If “Known routers” stays below 1000 after 24 hours, the router is poorly bootstrapped — check the reseed status:

journalctl -u i2pd -n 200 --no-pager | grep -i 'reseed'

A healthy bootstrap shows one Reseed: ... routers downloaded from <reseed-url> line in the first 30 seconds. A failed reseed means the router is starting from a stale or empty NetDB. Force a reseed via the console’s “Reseed from URL” button (or restart i2pd; the package re-attempts reseed on each cold start).

Step 6 — abuse handling for the rare i2pd complaint

Like Tor non-exit relays, I2P participating routers (including floodfill) are intermediate forwarders — they handle encrypted, garlic-routed traffic between other I2P peers and never originate or terminate user-visible traffic. Abuse complaints are extremely rare and have a similar template to the Tor middle-relay template:

Subject: Re: Abuse report regarding <ip> — I2P participating router

Thank you for the report.

The IP address <ip> hosts an I2P (Invisible Internet Project) participating
router and opt-in NetDB floodfill, running the i2pd implementation. An I2P
router forwards encrypted, garlic-routed traffic between other I2P peers; it
does not originate, terminate, or have visibility into traffic content.

I2P is documented at https://geti2p.net/. The router is operated under
[Iceland Höfundalög / Romania Law 8/1996] which establishes operator-side
neutral-intermediary status for traffic forwarded in this role.

Operator contact: <CONTACT-EMAIL>

The brand’s listed I2P-friendly providers handle these as “noted, no further action” routinely. Reply within 48 hours.

Step 7 — four post-launch checks

Check 1 — transports reachable

journalctl -u i2pd -n 500 --no-pager | grep -E 'NTCP2|SSU2' | grep -i 'started'

Expected: one line each for NTCP2 and SSU2 starting on the configured port. If only one shows, the other transport is broken — i2pd can run with one only, but floodfill candidacy prefers routers reachable on both.

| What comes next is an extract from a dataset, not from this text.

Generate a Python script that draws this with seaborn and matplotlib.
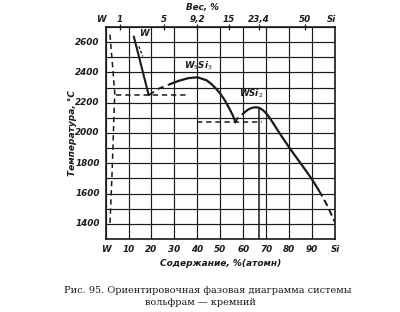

Check 2 — NetDB size > 1000 after 24h

curl -s -u xmrhost:<pass> http://127.0.0.1:7070/?page=netdb_stats | grep -i 'known'

Expected: 3000+. If < 1000, reseed.

Check 3 — clock skew

chronyc tracking | grep -E 'Stratum|System time'

Expected: Stratum ≤ 3, System time deviation < 1s. I2P rejects NetDB writes from routers with > 60s skew.

Check 4 — floodfill is actively being used

grep -i 'leaseset stored' /var/log/i2pd/i2pd.log | tail

Expected after 72h: regular LeaseSet stored lines, ~1 per few minutes. Zero such lines after 72h means the router is candidacy-only, not promoted — usually a bandwidth or uptime issue (router has restarted, bandwidth class is too low for the bucket picker).

Closing — what to do next

The floodfill router is operational. Order of next steps:

1. Subscribe operator email to the i2pd project’s [security] mailing list — the channel for security advisories.
2. Set up node-exporter + Prometheus for transit-tunnel-count and bandwidth-used metrics. The brand’s monitoring stack lives separately (no operator-of-record for I2P metrics; the network is small enough that operator-side observability is the only signal).
3. Consider running multiple floodfill routers across geographically diverse VPSes — the I2P network is materially smaller than Tor’s and each additional well-operated floodfill measurably improves NetDB resilience. Three routers in three jurisdictions is a generous brand contribution.
4. Review the i2pd changelog before each minor-version upgrade; the project occasionally makes wire-protocol-affecting changes that need correlated-deployment timing.

Don’t run i2pd and Tor on the same box. They both want exclusive use of the box’s network capacity, both want low-latency clock sync, and a co-tenancy creates side-channels between the two networks that the cross-network-correlation literature has documented. Separate VPS, separate operator-account on the upstream where possible.